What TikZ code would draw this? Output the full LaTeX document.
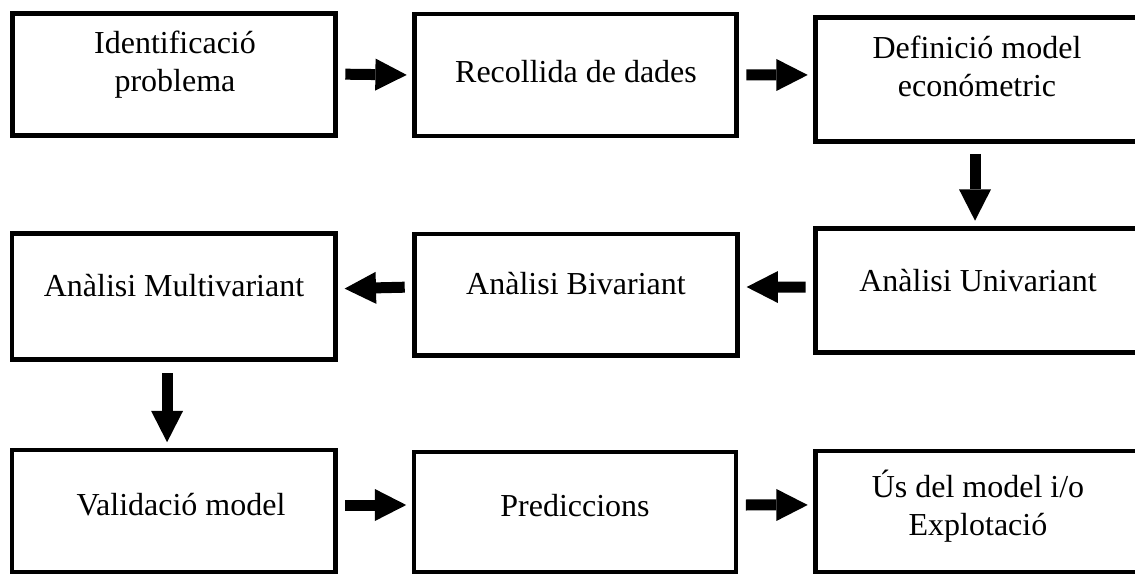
\documentclass[tikz,border=0pt]{standalone}
\usepackage{fontspec}
\setmainfont{Liberation Serif}
\usetikzlibrary{arrows.meta,fit}
\begin{document}
\begin{tikzpicture}[x=0.75pt,y=-0.75pt,
  stagebox/.style={draw=black,line width=3.7pt,inner sep=0pt},
  stagetext/.style={font=\fontsize{24pt}{28.5pt}\selectfont,align=center,anchor=base,inner sep=0pt},
  flow/.style={line width=8.25pt,
    -{Triangle[length=23.5pt,width=24pt,line width=0pt]},
    shorten <=5.5pt,shorten >=4pt}]
\useasboundingbox (0,0) rectangle (1135,574);
\clip (0,0) rectangle (1135,574);

% boxes of the three rows
\node[stagebox,fit={(12.5,13.5) (335.5,135.5)}] (b1) {};
\node[stagebox,fit={(414.5,14) (736.5,136)}] (b2) {};
\node[stagebox,fit={(815.5,17.5) (1142,141.5)}] (b3) {};
\node[stagebox,fit={(12,233.5) (335.5,359.5)}] (b4) {};
\node[stagebox,fit={(414.5,234) (737.5,355.5)}] (b5) {};
\node[stagebox,fit={(815.5,228.5) (1142,352.5)}] (b6) {};
\node[stagebox,fit={(12,450) (335.5,572)}] (b7) {};
\node[stagebox,fit={(414,452) (736,572)}] (b8) {};
\node[stagebox,fit={(815.5,451) (1142,572)}] (b9) {};

% labels (base anchor = baseline of the last line)
\node[stagetext] (t1) at (175,92) {Identificació\\problema};
\node[stagetext] (t2) at (576,83) {Recollida de dades};
\node[stagetext] (t3) at (977,97) {Definició model\\económetric};
\node[stagetext] (t4) at (174,296) {Anàlisi Multivariant};
\node[stagetext] (t5) at (576,294) {Anàlisi Bivariant};
\node[stagetext] (t6) at (978,291) {Anàlisi Univariant};
\node[stagetext] (t7) at (181,515) {Validació model};
\node[stagetext] (t8) at (575,516) {Prediccions};
\node[stagetext] (t9) at (978,535) {Ús del model i/o\\Explotació};

% flow arrows
\draw[flow] ([yshift=0.3pt]b1.east) -- ([yshift=0pt]b2.west);
\draw[flow] ([yshift=0pt]b2.east) -- ([yshift=3.4pt]b3.west);
\draw[flow,shorten <=7.5pt] ([xshift=-2.8pt]b3.south) -- ([xshift=-2.8pt]b6.north);
\draw[flow,shorten >=5pt] ([yshift=2.6pt]b6.west) -- ([yshift=5.8pt]b5.east);
\draw[flow,shorten >=5pt] ([yshift=5.8pt]b5.west) -- ([yshift=5.8pt]b4.east);
\draw[flow,shorten <=8.5pt] ([xshift=-5pt]b4.south) -- ([xshift=-5pt]b7.north);
\draw[flow] ([yshift=4.5pt]b7.east) -- ([yshift=5.25pt]b8.west);
\draw[flow] ([yshift=5.25pt]b8.east) -- ([yshift=4.9pt]b9.west);
\end{tikzpicture}
\end{document}
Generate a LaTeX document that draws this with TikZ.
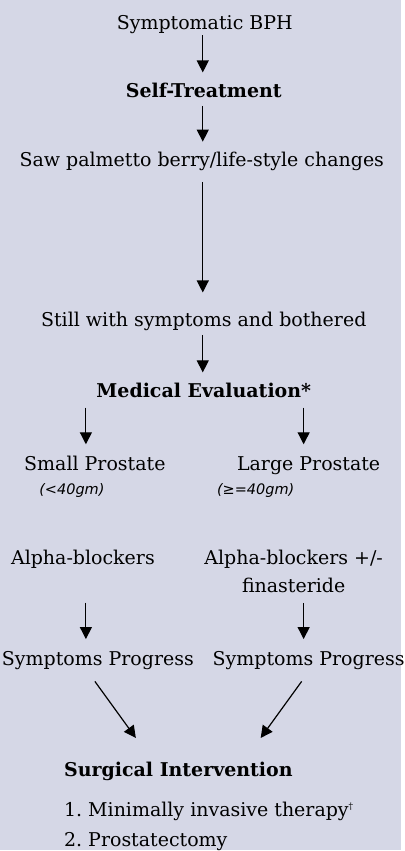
\documentclass[tikz,border=0pt]{standalone}
\usepackage{fontspec}
\setmainfont{DejaVu Serif}
\newfontfamily\notefont{DejaVu Sans}
\usetikzlibrary{arrows.meta}
\definecolor{bgc}{RGB}{213,215,230}
\tikzset{
 txt/.style={anchor=base,inner sep=0pt,text height=14pt,text depth=5pt,font=\fontsize{19}{28}\selectfont\frenchspacing},
 bld/.style={txt,font=\fontsize{19}{28}\selectfont\bfseries},
 note/.style={anchor=base,inner sep=0pt,font=\fontsize{14.5}{16}\selectfont\notefont\itshape},
 arr/.style={-{Triangle[length=12pt,width=12pt]},line width=1.2pt,shorten <=3pt,shorten >=11pt}
}

\begin{document}
\begin{tikzpicture}[x=1pt,y=-1pt]
\fill[bgc] (0,0) rectangle (401,851);
\coordinate (mid) at (203,0);
\coordinate (lcol) at (86,0);
\coordinate (rcol) at (304,0);
% main column
\node[txt] (sym) at (205,30) {Symptomatic BPH};
\node[bld] (self) at (204,97.7) {Self-Treatment};
\node[txt] (saw) at (202,167) {Saw palmetto berry/life-style changes};
\node[txt] (still) at (204,327) {Still with symptoms and bothered};
\node[bld] (eval) at (204,398) {Medical Evaluation*};
% two branches
\node[txt] (small) at (95,471) {Small Prostate};
\node[txt] (large) at (309,471) {Large Prostate};
\node[note] (lsz) at (72,495) {(<40gm)};
\node[note] (hsz) at (256,495) {(≥=40gm)};
\node[txt] (alpha) at (83,565) {Alpha-blockers};
\node[anchor=base,inner sep=0pt,align=center,font=\fontsize{19}{28}\selectfont] (alphaf) at (294,593) {Alpha-blockers +/-\\finasteride};
\node[txt] (lprog) at (98,666) {Symptoms Progress};
\node[txt] (rprog) at (309,666) {Symptoms Progress};
% surgery
\node[bld,anchor=base west] (surg) at (64,777) {Surgical Intervention};
\node[txt,anchor=base west] (ls1) at (64,817) {1. Minimally invasive therapy\textsuperscript{\fontsize{9}{9}\selectfont †}};
\node[txt,anchor=base west] (ls2) at (64,847) {2. Prostatectomy};

\draw[arr,shorten <=0pt] (sym.south -| mid) -- (self.north -| mid);
\draw[arr] (self.south -| mid) -- (saw.north -| mid);
\draw[arr,shorten <=10pt,shorten >=20pt] (saw.south -| mid) -- (still.north -| mid);
\draw[arr] (still.south -| mid) -- (eval.north -| mid);
\draw[arr,shorten <=5pt,shorten >=12pt] (eval.south -| lcol) -- (small.north -| lcol);
\draw[arr,shorten <=5pt,shorten >=12pt] (eval.south -| rcol) -- (large.north -| rcol);
\draw[arr,shorten <=33pt,shorten >=12pt] (alpha.south -| lcol) -- (lprog.north -| lcol);
\draw[arr,shorten <=10pt,shorten >=12pt] (alphaf.south -| rcol) -- (rprog.north -| rcol);
\draw[arr,shorten <=0pt,shorten >=0pt] ([xshift=-3pt,yshift=-11pt]lprog.south) -- ([xshift=72pt,yshift=24pt]surg.north west);
\draw[arr,shorten <=0pt,shorten >=0pt] ([xshift=-7pt,yshift=-11pt]rprog.south) -- ([xshift=197pt,yshift=24pt]surg.north west);
\end{tikzpicture}
\end{document}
..............................
= Problem description =
Copy out the data above exactly, except the pictures.

= Task solution =
What TikZ code would draw this? Output the full LaTeX document.
\documentclass[tikz,border=0pt]{standalone}
\usepackage{fontspec}
\setmainfont{Liberation Serif}
\usetikzlibrary{arrows.meta,fit}
\begin{document}
\begin{tikzpicture}[x=0.75pt,y=-0.75pt,
  stagebox/.style={draw=black,line width=3.7pt,inner sep=0pt},
  stagetext/.style={font=\fontsize{24pt}{28.5pt}\selectfont,align=center,anchor=base,inner sep=0pt},
  flow/.style={line width=8.25pt,
    -{Triangle[length=23.5pt,width=24pt,line width=0pt]},
    shorten <=5.5pt,shorten >=4pt}]
\useasboundingbox (0,0) rectangle (1135,574);
\clip (0,0) rectangle (1135,574);

% boxes of the three rows
\node[stagebox,fit={(12.5,13.5) (335.5,135.5)}] (b1) {};
\node[stagebox,fit={(414.5,14) (736.5,136)}] (b2) {};
\node[stagebox,fit={(815.5,17.5) (1142,141.5)}] (b3) {};
\node[stagebox,fit={(12,233.5) (335.5,359.5)}] (b4) {};
\node[stagebox,fit={(414.5,234) (737.5,355.5)}] (b5) {};
\node[stagebox,fit={(815.5,228.5) (1142,352.5)}] (b6) {};
\node[stagebox,fit={(12,450) (335.5,572)}] (b7) {};
\node[stagebox,fit={(414,452) (736,572)}] (b8) {};
\node[stagebox,fit={(815.5,451) (1142,572)}] (b9) {};

% labels (base anchor = baseline of the last line)
\node[stagetext] (t1) at (175,92) {Identificació\\problema};
\node[stagetext] (t2) at (576,83) {Recollida de dades};
\node[stagetext] (t3) at (977,97) {Definició model\\económetric};
\node[stagetext] (t4) at (174,296) {Anàlisi Multivariant};
\node[stagetext] (t5) at (576,294) {Anàlisi Bivariant};
\node[stagetext] (t6) at (978,291) {Anàlisi Univariant};
\node[stagetext] (t7) at (181,515) {Validació model};
\node[stagetext] (t8) at (575,516) {Prediccions};
\node[stagetext] (t9) at (978,535) {Ús del model i/o\\Explotació};

% flow arrows
\draw[flow] ([yshift=0.3pt]b1.east) -- ([yshift=0pt]b2.west);
\draw[flow] ([yshift=0pt]b2.east) -- ([yshift=3.4pt]b3.west);
\draw[flow,shorten <=7.5pt] ([xshift=-2.8pt]b3.south) -- ([xshift=-2.8pt]b6.north);
\draw[flow,shorten >=5pt] ([yshift=2.6pt]b6.west) -- ([yshift=5.8pt]b5.east);
\draw[flow,shorten >=5pt] ([yshift=5.8pt]b5.west) -- ([yshift=5.8pt]b4.east);
\draw[flow,shorten <=8.5pt] ([xshift=-5pt]b4.south) -- ([xshift=-5pt]b7.north);
\draw[flow] ([yshift=4.5pt]b7.east) -- ([yshift=5.25pt]b8.west);
\draw[flow] ([yshift=5.25pt]b8.east) -- ([yshift=4.9pt]b9.west);
\end{tikzpicture}
\end{document}
Generate a LaTeX document that draws this with TikZ.
\documentclass[tikz,border=0pt]{standalone}
\usepackage{fontspec}
\setmainfont{DejaVu Serif}
\newfontfamily\notefont{DejaVu Sans}
\usetikzlibrary{arrows.meta}
\definecolor{bgc}{RGB}{213,215,230}
\tikzset{
 txt/.style={anchor=base,inner sep=0pt,text height=14pt,text depth=5pt,font=\fontsize{19}{28}\selectfont\frenchspacing},
 bld/.style={txt,font=\fontsize{19}{28}\selectfont\bfseries},
 note/.style={anchor=base,inner sep=0pt,font=\fontsize{14.5}{16}\selectfont\notefont\itshape},
 arr/.style={-{Triangle[length=12pt,width=12pt]},line width=1.2pt,shorten <=3pt,shorten >=11pt}
}

\begin{document}
\begin{tikzpicture}[x=1pt,y=-1pt]
\fill[bgc] (0,0) rectangle (401,851);
\coordinate (mid) at (203,0);
\coordinate (lcol) at (86,0);
\coordinate (rcol) at (304,0);
% main column
\node[txt] (sym) at (205,30) {Symptomatic BPH};
\node[bld] (self) at (204,97.7) {Self-Treatment};
\node[txt] (saw) at (202,167) {Saw palmetto berry/life-style changes};
\node[txt] (still) at (204,327) {Still with symptoms and bothered};
\node[bld] (eval) at (204,398) {Medical Evaluation*};
% two branches
\node[txt] (small) at (95,471) {Small Prostate};
\node[txt] (large) at (309,471) {Large Prostate};
\node[note] (lsz) at (72,495) {(<40gm)};
\node[note] (hsz) at (256,495) {(≥=40gm)};
\node[txt] (alpha) at (83,565) {Alpha-blockers};
\node[anchor=base,inner sep=0pt,align=center,font=\fontsize{19}{28}\selectfont] (alphaf) at (294,593) {Alpha-blockers +/-\\finasteride};
\node[txt] (lprog) at (98,666) {Symptoms Progress};
\node[txt] (rprog) at (309,666) {Symptoms Progress};
% surgery
\node[bld,anchor=base west] (surg) at (64,777) {Surgical Intervention};
\node[txt,anchor=base west] (ls1) at (64,817) {1. Minimally invasive therapy\textsuperscript{\fontsize{9}{9}\selectfont †}};
\node[txt,anchor=base west] (ls2) at (64,847) {2. Prostatectomy};

\draw[arr,shorten <=0pt] (sym.south -| mid) -- (self.north -| mid);
\draw[arr] (self.south -| mid) -- (saw.north -| mid);
\draw[arr,shorten <=10pt,shorten >=20pt] (saw.south -| mid) -- (still.north -| mid);
\draw[arr] (still.south -| mid) -- (eval.north -| mid);
\draw[arr,shorten <=5pt,shorten >=12pt] (eval.south -| lcol) -- (small.north -| lcol);
\draw[arr,shorten <=5pt,shorten >=12pt] (eval.south -| rcol) -- (large.north -| rcol);
\draw[arr,shorten <=33pt,shorten >=12pt] (alpha.south -| lcol) -- (lprog.north -| lcol);
\draw[arr,shorten <=10pt,shorten >=12pt] (alphaf.south -| rcol) -- (rprog.north -| rcol);
\draw[arr,shorten <=0pt,shorten >=0pt] ([xshift=-3pt,yshift=-11pt]lprog.south) -- ([xshift=72pt,yshift=24pt]surg.north west);
\draw[arr,shorten <=0pt,shorten >=0pt] ([xshift=-7pt,yshift=-11pt]rprog.south) -- ([xshift=197pt,yshift=24pt]surg.north west);
\end{tikzpicture}
\end{document}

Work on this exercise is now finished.